Moreover, these conservatively leaning justices are characteristically more predisposed, out of concerns associated with federalism, towards limiting the scope of constitutional protections of persons vis à vis police, thereby protecting state government coffers against individuals' claims. Additionally, they are more receptive to affirmative immunity defenses proffered by police out of the justices' closer self-identification with police defendants' concerns over plaintiffs seeking a recovery. The recent presidential election results suggest that a reversal of such trends on the high court are off the horizon. The result is, at the federal level, there is and will be no effective review, remedy or positive feedback loop. On these issues, reform must occur at the state level.

In Sacramento, there is a popular governor in his last term. His party controls both legislative chambers. There are reasons why even conservatives who have, in the past, opposed such reform, might now rally around such changes. The first is that all the main conservative counter-proposals on the subject, such as increasing criminal penalties and budgeting funds to publicize such penalties, have been implemented and have failed, as has been empirically demonstrated by the mandated statistics gathered as part of the same legislative reforms. Moreover, the idea that innocent persons should randomly, but predictably serve as crash bumpers for terminating ill-conceived pursuits is, itself, state actors playing out an offensive game of chance inconsistent with liberty. Officers, themselves, are placed in danger from indiscriminate pursuit. And, callous as it may sound, if accurate records on the aggregate damage to police vehicles were kept, that literal and figurative hit to taxpayers' interest alone would likely reveal the inefficiency of overly expansive pursuit policies.
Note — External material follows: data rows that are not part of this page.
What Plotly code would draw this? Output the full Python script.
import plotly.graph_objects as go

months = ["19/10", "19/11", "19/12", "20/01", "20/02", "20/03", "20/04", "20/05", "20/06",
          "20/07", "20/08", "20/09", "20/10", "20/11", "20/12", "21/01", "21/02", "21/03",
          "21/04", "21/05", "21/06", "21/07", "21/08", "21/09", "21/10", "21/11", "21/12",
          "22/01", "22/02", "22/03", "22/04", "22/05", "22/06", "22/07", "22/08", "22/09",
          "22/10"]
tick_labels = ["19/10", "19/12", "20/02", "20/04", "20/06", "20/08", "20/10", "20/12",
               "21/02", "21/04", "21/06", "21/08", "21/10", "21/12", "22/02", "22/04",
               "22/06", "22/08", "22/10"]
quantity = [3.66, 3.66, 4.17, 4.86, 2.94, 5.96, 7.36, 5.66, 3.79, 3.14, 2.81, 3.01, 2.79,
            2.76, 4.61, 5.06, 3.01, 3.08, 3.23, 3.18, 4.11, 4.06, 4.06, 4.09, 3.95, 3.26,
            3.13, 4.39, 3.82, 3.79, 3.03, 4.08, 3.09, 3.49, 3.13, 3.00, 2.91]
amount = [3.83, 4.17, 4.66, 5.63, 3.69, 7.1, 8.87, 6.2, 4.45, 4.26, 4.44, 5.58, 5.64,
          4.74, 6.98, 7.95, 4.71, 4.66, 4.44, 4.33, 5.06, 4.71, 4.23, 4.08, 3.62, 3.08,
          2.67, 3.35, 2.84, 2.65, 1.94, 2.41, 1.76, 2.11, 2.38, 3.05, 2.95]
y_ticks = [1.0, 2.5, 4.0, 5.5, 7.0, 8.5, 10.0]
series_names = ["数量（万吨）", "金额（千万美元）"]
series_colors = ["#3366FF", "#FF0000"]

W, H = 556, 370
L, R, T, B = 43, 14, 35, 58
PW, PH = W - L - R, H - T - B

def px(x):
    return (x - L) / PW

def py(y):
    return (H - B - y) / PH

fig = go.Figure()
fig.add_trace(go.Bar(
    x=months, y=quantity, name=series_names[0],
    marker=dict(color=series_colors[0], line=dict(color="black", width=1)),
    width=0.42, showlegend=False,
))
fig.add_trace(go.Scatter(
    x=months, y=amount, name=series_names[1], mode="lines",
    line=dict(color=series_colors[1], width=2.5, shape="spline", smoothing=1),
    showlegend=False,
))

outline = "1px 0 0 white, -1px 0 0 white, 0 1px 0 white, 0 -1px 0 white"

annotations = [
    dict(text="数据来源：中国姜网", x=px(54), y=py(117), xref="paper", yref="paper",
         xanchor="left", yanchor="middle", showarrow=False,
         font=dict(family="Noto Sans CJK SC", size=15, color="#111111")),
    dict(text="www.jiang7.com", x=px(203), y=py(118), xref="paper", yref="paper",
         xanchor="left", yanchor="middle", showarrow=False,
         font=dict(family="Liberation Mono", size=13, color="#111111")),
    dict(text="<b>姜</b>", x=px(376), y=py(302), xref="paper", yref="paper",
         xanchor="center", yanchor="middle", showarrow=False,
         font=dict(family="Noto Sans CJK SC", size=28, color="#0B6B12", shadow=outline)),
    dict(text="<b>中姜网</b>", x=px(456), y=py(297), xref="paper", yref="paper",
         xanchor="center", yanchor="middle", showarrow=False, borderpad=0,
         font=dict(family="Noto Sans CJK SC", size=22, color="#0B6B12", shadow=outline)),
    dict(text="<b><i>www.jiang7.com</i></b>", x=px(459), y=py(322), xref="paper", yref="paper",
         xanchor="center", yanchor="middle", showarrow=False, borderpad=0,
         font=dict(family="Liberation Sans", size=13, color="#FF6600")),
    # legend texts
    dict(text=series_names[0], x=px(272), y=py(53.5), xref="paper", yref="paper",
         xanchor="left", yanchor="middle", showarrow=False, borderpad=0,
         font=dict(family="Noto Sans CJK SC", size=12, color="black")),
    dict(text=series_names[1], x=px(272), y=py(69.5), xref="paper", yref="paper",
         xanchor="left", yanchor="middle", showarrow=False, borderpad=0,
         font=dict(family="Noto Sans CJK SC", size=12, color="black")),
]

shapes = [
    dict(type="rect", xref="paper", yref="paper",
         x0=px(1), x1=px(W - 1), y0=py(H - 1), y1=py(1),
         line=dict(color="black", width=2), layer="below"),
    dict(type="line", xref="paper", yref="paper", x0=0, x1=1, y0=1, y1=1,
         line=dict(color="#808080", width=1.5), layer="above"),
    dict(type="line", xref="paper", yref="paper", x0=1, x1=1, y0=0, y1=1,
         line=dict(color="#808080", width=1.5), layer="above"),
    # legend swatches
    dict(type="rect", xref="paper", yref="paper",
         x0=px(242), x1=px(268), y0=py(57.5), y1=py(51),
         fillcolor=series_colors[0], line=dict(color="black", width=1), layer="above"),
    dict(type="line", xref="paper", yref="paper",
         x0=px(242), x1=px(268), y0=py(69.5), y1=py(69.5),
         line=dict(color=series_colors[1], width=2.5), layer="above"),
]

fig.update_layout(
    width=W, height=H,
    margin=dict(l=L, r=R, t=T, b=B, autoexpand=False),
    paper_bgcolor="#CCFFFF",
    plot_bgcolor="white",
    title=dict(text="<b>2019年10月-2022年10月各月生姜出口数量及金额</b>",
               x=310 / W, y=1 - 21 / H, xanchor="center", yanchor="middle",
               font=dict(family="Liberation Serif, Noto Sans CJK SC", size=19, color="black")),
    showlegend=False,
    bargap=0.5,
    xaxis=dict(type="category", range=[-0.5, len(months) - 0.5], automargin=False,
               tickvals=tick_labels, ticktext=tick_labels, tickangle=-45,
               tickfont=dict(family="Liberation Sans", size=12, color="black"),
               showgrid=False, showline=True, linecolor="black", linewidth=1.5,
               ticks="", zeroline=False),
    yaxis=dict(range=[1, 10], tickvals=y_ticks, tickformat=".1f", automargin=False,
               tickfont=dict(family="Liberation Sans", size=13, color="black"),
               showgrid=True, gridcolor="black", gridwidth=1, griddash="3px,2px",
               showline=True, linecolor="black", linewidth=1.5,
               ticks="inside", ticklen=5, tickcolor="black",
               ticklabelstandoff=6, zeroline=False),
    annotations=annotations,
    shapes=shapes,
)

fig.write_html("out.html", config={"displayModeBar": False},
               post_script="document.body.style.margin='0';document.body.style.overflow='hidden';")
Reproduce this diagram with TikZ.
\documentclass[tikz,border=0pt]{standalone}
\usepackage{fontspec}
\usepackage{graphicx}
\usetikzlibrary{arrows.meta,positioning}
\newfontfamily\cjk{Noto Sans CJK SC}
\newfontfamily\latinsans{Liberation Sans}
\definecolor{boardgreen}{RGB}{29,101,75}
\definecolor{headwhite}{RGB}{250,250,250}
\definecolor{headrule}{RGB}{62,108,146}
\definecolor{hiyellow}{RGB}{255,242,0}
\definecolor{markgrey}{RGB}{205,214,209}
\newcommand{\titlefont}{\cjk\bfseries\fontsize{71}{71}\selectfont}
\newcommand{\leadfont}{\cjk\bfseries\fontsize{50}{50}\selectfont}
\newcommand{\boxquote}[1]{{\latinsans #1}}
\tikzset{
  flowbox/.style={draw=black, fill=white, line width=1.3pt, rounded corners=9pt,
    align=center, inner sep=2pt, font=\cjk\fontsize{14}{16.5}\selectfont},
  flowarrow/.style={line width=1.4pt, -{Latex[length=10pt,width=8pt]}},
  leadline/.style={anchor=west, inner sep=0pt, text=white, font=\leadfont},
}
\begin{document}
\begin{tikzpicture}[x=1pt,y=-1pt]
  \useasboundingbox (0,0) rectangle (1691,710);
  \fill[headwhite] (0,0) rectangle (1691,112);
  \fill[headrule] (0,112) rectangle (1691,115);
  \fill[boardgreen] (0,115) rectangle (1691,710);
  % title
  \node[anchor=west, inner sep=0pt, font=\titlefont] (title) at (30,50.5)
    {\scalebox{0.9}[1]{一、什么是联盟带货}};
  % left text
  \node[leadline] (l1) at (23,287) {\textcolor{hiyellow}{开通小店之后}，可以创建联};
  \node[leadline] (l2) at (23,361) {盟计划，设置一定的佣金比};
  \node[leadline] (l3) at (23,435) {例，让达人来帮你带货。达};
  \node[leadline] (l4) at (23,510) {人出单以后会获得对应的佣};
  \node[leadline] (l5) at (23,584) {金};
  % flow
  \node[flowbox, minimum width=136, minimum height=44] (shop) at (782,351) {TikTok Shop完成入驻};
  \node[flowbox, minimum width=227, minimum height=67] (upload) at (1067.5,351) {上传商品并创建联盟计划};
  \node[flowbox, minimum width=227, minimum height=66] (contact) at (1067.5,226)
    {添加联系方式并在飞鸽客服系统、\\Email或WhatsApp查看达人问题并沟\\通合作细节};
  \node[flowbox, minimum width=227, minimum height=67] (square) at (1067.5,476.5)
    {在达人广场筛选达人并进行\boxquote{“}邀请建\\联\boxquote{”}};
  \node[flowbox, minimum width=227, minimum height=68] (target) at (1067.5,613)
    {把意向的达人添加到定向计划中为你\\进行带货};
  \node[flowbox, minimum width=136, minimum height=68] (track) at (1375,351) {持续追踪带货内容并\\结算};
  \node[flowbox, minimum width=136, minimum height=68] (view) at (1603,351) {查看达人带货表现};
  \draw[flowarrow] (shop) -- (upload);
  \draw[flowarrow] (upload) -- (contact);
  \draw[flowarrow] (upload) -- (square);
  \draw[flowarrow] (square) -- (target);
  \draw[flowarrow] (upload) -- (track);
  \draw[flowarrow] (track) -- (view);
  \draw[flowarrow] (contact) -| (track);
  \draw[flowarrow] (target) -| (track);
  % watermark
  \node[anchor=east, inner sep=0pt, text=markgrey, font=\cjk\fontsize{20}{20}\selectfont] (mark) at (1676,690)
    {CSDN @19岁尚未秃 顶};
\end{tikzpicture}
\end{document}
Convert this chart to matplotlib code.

There will always be some dangerous felons or situations where the need for immediate detention outweighs restraint or less dangerous tactics. Such instances will survive court review. Nonetheless, there will also always be some officers that joined the police force, in part, to scratch an itch incubated at a game console or by watching Fast and Furious. Those resulting objectively unreasonable decisions causing injury and damage to the innocent will, with all due consideration given to the circumstances of each event, merit court review, remedy and remediation.

There is, then, no defensible reason why California should be the outlier on this issue, why California should depart from rules applied in 49 other states, or, most importantly, why

California residents should be randomly picked off as the detritus of such pursuits more than in any other state. The time for this reform is now.